There are a lot of broken down structures which offer all sorts of shadows.


----------



## Gumby (Dec 27, 2011)

Those are very nice shots Mark. Photography is something I've always wanted to try too.


----------



## Bloggsworth (Dec 28, 2011)

Looks like you are having more fun photoshopping, love the accentuated rust of the old car and the colour in the mirror of the first picture. Incidentally, the mannikin between the car and the drum could be a valuable antique Point-of-Sale piece. I always find B&W photographs far more atmospheric than colour - I was listening to a talk by David Bailey, who said that was because in B&W we would look first at the image, whereas we would initially see the colour of a colour-print.

Didn't pass through Niagra on the Lake on your way? My favourite place in Canada, great tea shop, has Cornish Clotted Cream flown in weekly!


Gumby - Don't understand "_Photography is something I've always wanted to try too_" You pick up a camera, point and shoot - but first you have to get up off your a**e... Nowadays you don't _have_ to do all the darkroom bit, though for lasting images the old-fashioned prints will last longer, they don't suffer from accidental deletion and hard-disc crashes.


----------



## MJ Preston (Dec 28, 2011)

Bloggs - I live not far from Niagara on the Lake. It is one of the sweeter spots in Southern Ontario. I try to get down there in the summer and have lunch in a few of the smaller establishments.


----------



## Foxee (Dec 28, 2011)

Great shots, MJ, and it does look like you had some fun with them. I'd like to see more images taken and 'shopped like this. A little judicious cropping and I think you could have greeting card or postcard material at least. Also love Dexter even if he's not a fan of the camera.


----------



## Bloggsworth (Dec 28, 2011)

MJ Preston said:


> Bloggs - I live not far from Niagara on the Lake. It is one of the sweeter spots in Southern Ontario. I try to get down there in the summer and have lunch in a few of the smaller establishments.

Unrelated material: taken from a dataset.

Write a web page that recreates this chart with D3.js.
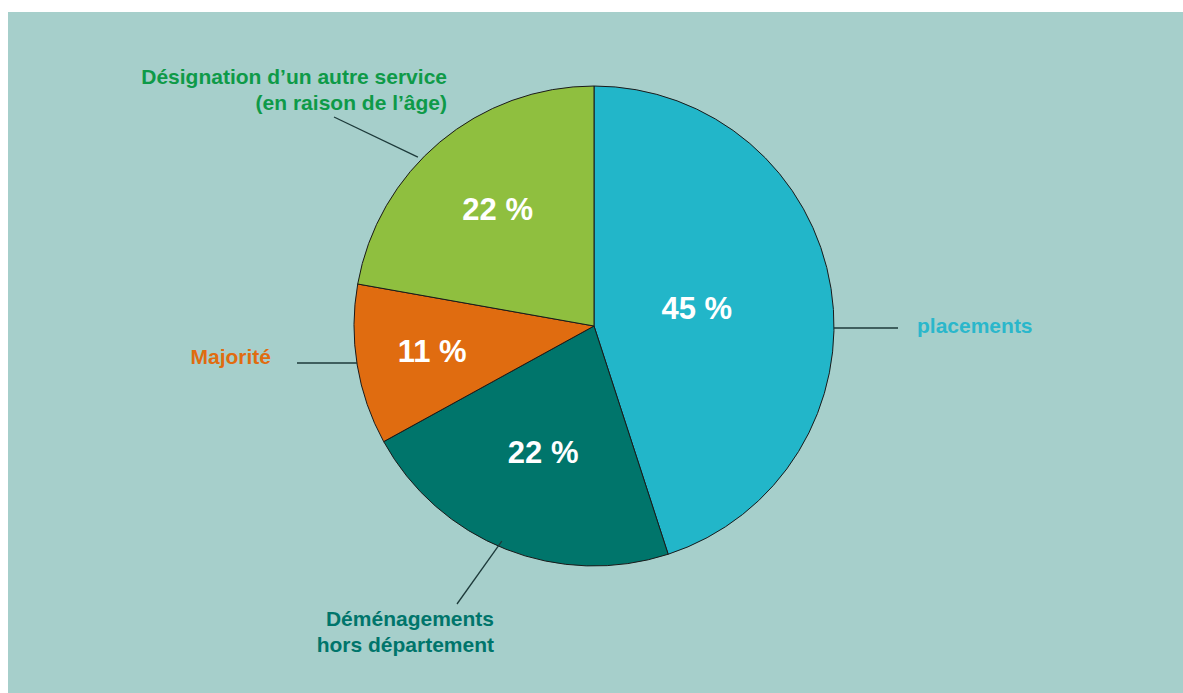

My brother lives in Mississagua and at the grand old age of 68 is still racing his Lotus 7...

A colour photo I took from the balcony of the Royal Festival Hall and which I "Desaturated" to B&W and then hightened the contrast of:

http://imageshack.us/photo/my-images/404/bwbike.jpg/


----------



## MJ Preston (Dec 28, 2011)

Very nice Bloggs. Love the shadows. I was in Mississauga yesterday picking up parts for my 29 year old son's remote control race car. They never grow up.

We got some snow last night and I went out today and took about 100 shots. Unfortunately, my shutter exposure was set for a night shoot so only three turned out after I realized my goof.






and in BW






and a shot of barb wire[those dots are actually snowflakes]


----------



## Bloggsworth (Dec 28, 2011)

We've all done similar - No film in the camera, opened the back before rewinding, set the wrong ASA. I took some pictures at an air display and had the ASA set so high that all the propellors were stationary...


----------



## vangoghsear (Dec 29, 2011)

Very nice shots MJ.  I too like the heightened color of the rusty car.


----------



## MJ Preston (Jan 20, 2012)

Well I cracked off some more pics and thought I would share.

Here is some time lapse photography: Dexter in 30 seconds or less.






Replica Ship that sits in the harbour of Lake. A few years ago someone set it on fire.





Two minute exposure at night. The obscured brush in the front was created by doing a short pass with a flashlight for a few seconds





Goliath: My Son Corey standing in front of a steamship for scale. He stands 6' 2" by the way.





A different view


----------



## Bloggsworth (Jan 20, 2012)

Glad to see that it's not the Edmund Fitzgerald....

Love the focus on the chain.


----------



## archeene (Jan 20, 2012)

I feel like ugly objects make for the most artistic photos. And beautiful things make the best paintings. Maybe thats just me..


----------



## MJ Preston (Jan 20, 2012)

archeene said:


> I feel like ugly objects make for the most artistic photos. And beautiful things make the best paintings. Maybe thats just me..



Are you saying that my dog is ugly?


----------



## MJ Preston (Jan 21, 2012)

Here are couple more shots. This is the HMCS Haida. Canada's most decorated destroyer.






I call this one Coke vs Pepsi





Barn at Dusk





Here's another that sits on an apple orchard. I love these old structures.


----------



## Bloggsworth (Jan 21, 2012)

MJ Preston said:


> Here are couple more shots. This is the HMCS Haida. Canada's most decorated destroyer.
> 
> 
> 
> ...


----------



## archeene (Jan 22, 2012)

Haha, I was more refering to the rusted chains and dilapidated buildings.


----------